Mit Tusche und Bleistift
Der Zeichner und Grafiker Rolf F. Müller ist im Alter von 89 Jahren in Gera gestorben
Er konnte auf nur ein Blatt bannen, wofür der Dramatiker Rolf Hochhuth viele, viele Seiten gebraucht hatte: Hakenkreuz und Kathedrale labyrinthisch verschränkt. In der Mitte, unter dem Kreuz, die sich weiß auf schwarzem Grund abhebende Figur des Papstes.
Hochhuths folgenreiches Stück „Der Stellvertreter“stellt 1963 die Frage: Durfte Papst Pius schweigen zur planmäßigen Ausrottung der europäischen Juden durch Hitlerdeutschland? Als drei Jahre später der 34-jährige Geraer Rolf F. Müller das Plakat für die „Stellvertreter“-inszenierung an den Bühnen der Stadt zeichnet, visualisiert er mit dieser ikonisch für Plakatkunst gewordenen Arbeit die Sprengkraft des Themas. Sie ist das sicher bedeutendste von unzähligen Plakaten des 1932 in Lobenstein geborenen Künstlers.
Schon die Diplomarbeit setzte Zeichen
Acht Jahre besucht Rolf F. Müller die Schule in Lobenstein, lernt dann Lithograf in der Druckerei Günther in Gera, absolviert die Facharbeiterprüfung, arbeitet in seinem Beruf und studiert ab 1952 Buchgestaltung an der Hochschule für Grafik und Buchkunst (HGB) Leipzig. Schon seine Diplomarbeit setzt Zeichen und wird im Wettbewerb als eines der „Schönsten Bücher des Jahres“ausgezeichnet. 1958 lässt sich der inzwischen mit einer Geraerin verheiratete Künstler als freischaffender Gebrauchsgrafiker in Gera nieder. Er illustriert Bücher für den Greifen-, den Mitteldeutschen und den Eulenspiegelverlag, für Volk und Welt und den Kinderbuchverlag; er wird Vater, spitzt quasi im Jahrestakt seine Zeichenfeder zwecks grafischer Begleitung der Epigramme und Sprachglossen des scharfzüngigen Greizers Hansgeorg Stengel. Rolf F. Müller gestaltet Plakate für Theater und Kino, Film-, Literatur- und Kulturwochen und gewinnt immer wieder die hoch angesehenen Wettbewerbe um die besten Plakate und Bücher.

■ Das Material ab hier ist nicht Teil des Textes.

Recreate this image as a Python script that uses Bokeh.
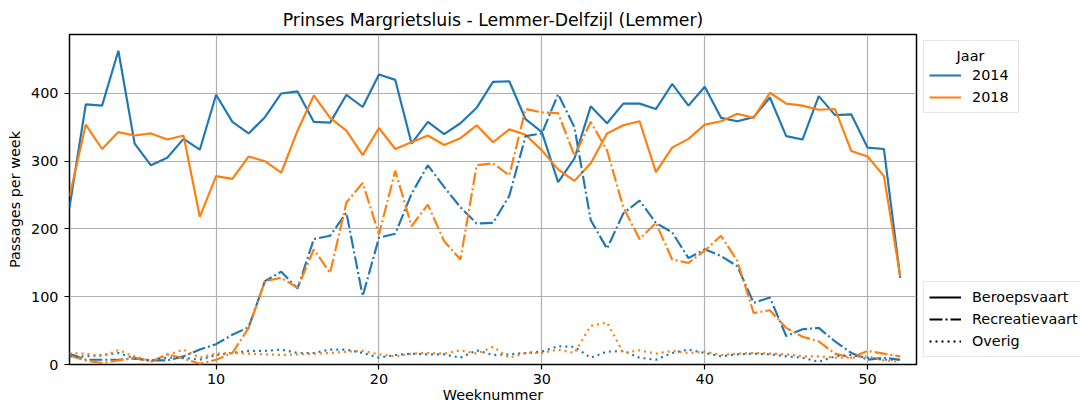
from bokeh.plotting import figure
from bokeh.layouts import row
from bokeh.models import Legend, LegendItem, Label, Range1d, FixedTicker
from bokeh.embed import file_html
from bokeh.resources import INLINE

# ---- data ----
weeks = list(range(1, 53))
years = ["2014", "2018"]
categories = ["Beroepsvaart", "Recreatievaart", "Overig"]

beroeps_2014 = [232, 384, 382, 463, 326, 294, 305, 333, 317, 398, 358, 341, 365, 400, 403, 358,
                357, 398, 380, 428, 420, 326, 358, 340, 356, 379, 417, 418, 362, 343, 269, 304,
                381, 356, 385, 385, 377, 414, 382, 410, 364, 359, 365, 394, 337, 332, 396, 368,
                369, 320, 318, 128]
beroeps_2018 = [248, 354, 318, 343, 338, 341, 332, 338, 218, 278, 274, 307, 300, 283, 345, 397,
                364, 345, 309, 349, 318, 328, 338, 324, 334, 353, 328, 347, 339, 316, 288, 271,
                297, 341, 353, 359, 284, 320, 333, 354, 359, 370, 364, 401, 385, 382, 376, 377,
                315, 307, 278, 130]
recreatie_2014 = [16, 7, 7, 7, 9, 6, 6, 12, 22, 30, 44, 55, 123, 137, 112, 185, 190, 224, 101, 187,
                  193, 252, 294, 262, 232, 208, 209, 249, 337, 341, 399, 350, 213, 171, 223, 242,
                  209, 195, 157, 170, 160, 145, 91, 99, 42, 52, 54, 34, 17, 7, 10, 7]
recreatie_2018 = [13, 6, 2, 6, 10, 4, 15, 9, 1, 7, 17, 54, 123, 128, 113, 170, 135, 239, 268, 192,
                  286, 204, 236, 182, 155, 294, 297, 279, 377, 372, 371, 308, 358, 316, 232, 185,
                  209, 155, 150, 168, 190, 153, 76, 80, 54, 41, 34, 16, 10, 20, 16, 12]
overig_2014 = [12, 12, 14, 17, 9, 6, 10, 10, 7, 14, 17, 20, 20, 22, 17, 17, 22, 22, 17, 10,
               14, 16, 15, 15, 10, 21, 14, 15, 17, 19, 27, 26, 10, 19, 20, 10, 7, 17, 22, 17,
               12, 15, 16, 15, 12, 10, 4, 12, 14, 10, 7, 7]
overig_2018 = [17, 16, 12, 21, 12, 5, 14, 22, 10, 16, 17, 16, 15, 14, 15, 16, 17, 19, 20, 15,
               12, 16, 17, 16, 21, 16, 26, 10, 17, 17, 22, 17, 57, 62, 17, 21, 16, 20, 17, 19,
               14, 16, 17, 16, 15, 12, 12, 10, 10, 12, 6, 4]

x_ticks = [10, 20, 30, 40, 50]
y_ticks = [0, 100, 200, 300, 400]

# ---- styling ----
FONT = "DejaVu Sans"
TICK_FS = "14.4px"
BLUE = "#1f77b4"
ORANGE = "#ff7f0e"
LW = 2.17
DASHES = {"Beroepsvaart": "solid", "Recreatievaart": "13 3 2 3", "Overig": "2 4"}
colors = {"2014": BLUE, "2018": ORANGE}
NAN = float("nan")

p = figure(width=920, height=407, output_backend="svg", toolbar_location=None,
           x_range=Range1d(1, 53), y_range=Range1d(0, 487),
           min_border_left=69, min_border_right=4, min_border_top=34, min_border_bottom=43,
           title="Prinses Margrietsluis - Lemmer-Delfzijl (Lemmer)")

p.title.align = "center"
p.title.text_font = FONT
p.title.text_font_size = "17.3px"
p.title.text_font_style = "normal"
p.title.text_color = "black"
p.title.standoff = 10

p.background_fill_color = "white"
p.border_fill_color = "white"
p.outline_line_color = "black"
p.outline_line_width = 1.5
p.outline_line_alpha = 1.0

p.xaxis.ticker = FixedTicker(ticks=x_ticks)
p.yaxis.ticker = FixedTicker(ticks=y_ticks)
for ax in (p.xaxis[0], p.yaxis[0]):
    ax.axis_line_color = None
    ax.minor_tick_line_color = None
    ax.major_tick_out = 5
    ax.major_tick_in = 0
    ax.major_tick_line_width = 1.2
    ax.major_tick_line_color = "black"
    ax.major_label_text_font = FONT
    ax.major_label_text_font_size = TICK_FS
    ax.major_label_text_color = "black"
    ax.axis_label_text_font = FONT
    ax.axis_label_text_font_size = TICK_FS
    ax.axis_label_text_font_style = "normal"
    ax.axis_label_text_color = "black"
p.xaxis.major_label_standoff = 4
p.xaxis.axis_label = "Weeknummer"
p.xaxis.axis_label_standoff = 0
p.yaxis.major_label_standoff = 6
p.yaxis.axis_label = "Passages per week"
p.yaxis.axis_label_standoff = 5

p.grid.grid_line_color = "#b0b0b0"
p.grid.grid_line_width = 1.2

series = {
    ("Beroepsvaart", "2014"): beroeps_2014,
    ("Beroepsvaart", "2018"): beroeps_2018,
    ("Recreatievaart", "2014"): recreatie_2014,
    ("Recreatievaart", "2018"): recreatie_2018,
    ("Overig", "2014"): overig_2014,
    ("Overig", "2018"): overig_2018,
}
for cat in categories:
    for yr in years:
        p.line(weeks, series[(cat, yr)], line_color=colors[yr],
               line_width=LW, line_dash=DASHES[cat])

# ---- legend panel (separate figure to the right of the axes; frame aligned with p) ----
q = figure(width=160, height=407, output_backend="svg", toolbar_location=None,
           x_range=Range1d(0, 1), y_range=Range1d(0, 1),
           x_axis_type=None, y_axis_type=None,
           min_border_left=0, min_border_right=0, min_border_top=34, min_border_bottom=43)
q.outline_line_color = None
q.grid.visible = False
q.background_fill_color = "white"
q.border_fill_color = "white"

# invisible placeholder renderers (single NaN point) that carry the legend glyph styles
year_renderers = {yr: q.line([NAN], [NAN], line_color=colors[yr], line_width=LW) for yr in years}
style_renderers = {cat: q.line([NAN], [NAN], line_color="black", line_width=LW, line_dash=DASHES[cat])
                   for cat in categories}

def style_legend(leg):
    leg.label_text_font = FONT
    leg.label_text_font_size = TICK_FS
    leg.label_text_color = "black"
    leg.glyph_width = 32
    leg.glyph_height = 20
    leg.label_height = 20
    leg.label_standoff = 11
    leg.spacing = 2
    leg.padding = 5
    leg.margin = 0
    leg.border_line_color = "#cccccc"
    leg.border_line_width = 1
    leg.background_fill_color = "white"
    leg.background_fill_alpha = 0.8

# frame of q spans y 34..364 (330 px); locations are from its bottom-left corner
leg_jaar = Legend(items=[LegendItem(label=yr, renderers=[year_renderers[yr]]) for yr in years],
                  location=(3, 251), title="Jaar")
style_legend(leg_jaar)
leg_jaar.background_fill_alpha = 0  # sits on the white panel; lets the centred title show
leg_jaar.label_width = 41
leg_jaar.title_text_font = FONT
leg_jaar.title_text_font_size = TICK_FS
leg_jaar.title_text_font_style = "normal"
leg_jaar.title_text_alpha = 0
leg_jaar.title_standoff = 3
q.add_layout(leg_jaar)

leg_cat = Legend(items=[LegendItem(label=c, renderers=[style_renderers[c]]) for c in categories],
                 location=(3, 7))
style_legend(leg_cat)
q.add_layout(leg_cat)

# centred legend title
jaar_title = Label(x=50, y=309, x_units="screen", y_units="screen", text="Jaar",
                   text_align="center", text_baseline="middle", text_font=FONT,
                   text_font_size=TICK_FS, text_color="black")
q.add_layout(jaar_title)

layout = row(p, q, spacing=0)
open("out.html", "w").write(file_html(layout, INLINE))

Wenn in der Geraer Künstlergemeinde von ihm die Rede ist, reicht es, man sagt Rolf F. Das F steht für Felix, der Glückliche, und es scheint ihm zu gelingen, was immer er anfasst. Ohne sich je parteipolitisch zu engagieren, arbeitet Rolf F. Müller in verschiedenen Funktionen im Verband Bildender Künstler. Der begnadete Zeichner lehrt ab 1985 an der Hochschule in Leipzig, wird Dozent und 1993 Professor an der HGB – auch in dieser Funktion wird sein Sohn Thomas in die Fußstapfen des Vaters treten.
Goldener Spatz ist die populärste Kreation des Künstlers
Als 1979 in Gera das Kinderfilmfestival „Goldener Spatz“das Licht der Welt erblickt, steht Rolf F. an der Wiege. Nicht nur das Festivalsignet ist sein Kind, das er über Jahrzehnte beim Aufwachsen und Erwachsenwerden und auch nach seinem Teilabzug aus Gera begleitet. Der Goldene Spatz ist die populärste Kreation des Künstlers und doch nur eine kleine Facette in einem opulenten, von Feinsinn, Intelligenz und Witz geprägten Werk. Diese Woche nun ist der Menschen- und Kunstfreund Rolf F. Müller 89-jährig in Gera gestorben.
Wer das Glück hat, im 2002 zum 70. Geburtstag von Rolf F. Müller erschienenen Katalogbuch „felix/fecit“blättern zu können, wird trotz dieser traurigen Nachricht immer wieder schmunzeln. Wie kein Anderer vermochte dieser Mann es, grafisch die Essenz der Dinge zu finden: Ob auf den Schutzumschlägen für Patricia Highsmiths „Talentierten Mr. Ripley“oder Hermann Kants „Impressum“, ob im minimalistischen Cartoon die Folgen übermäßigen Alkoholgenusses oder in den drei Buchstaben EHE sechsfach variiert alles, was einer Zweierbeziehungen frommt und droht. Danke, Rolf F.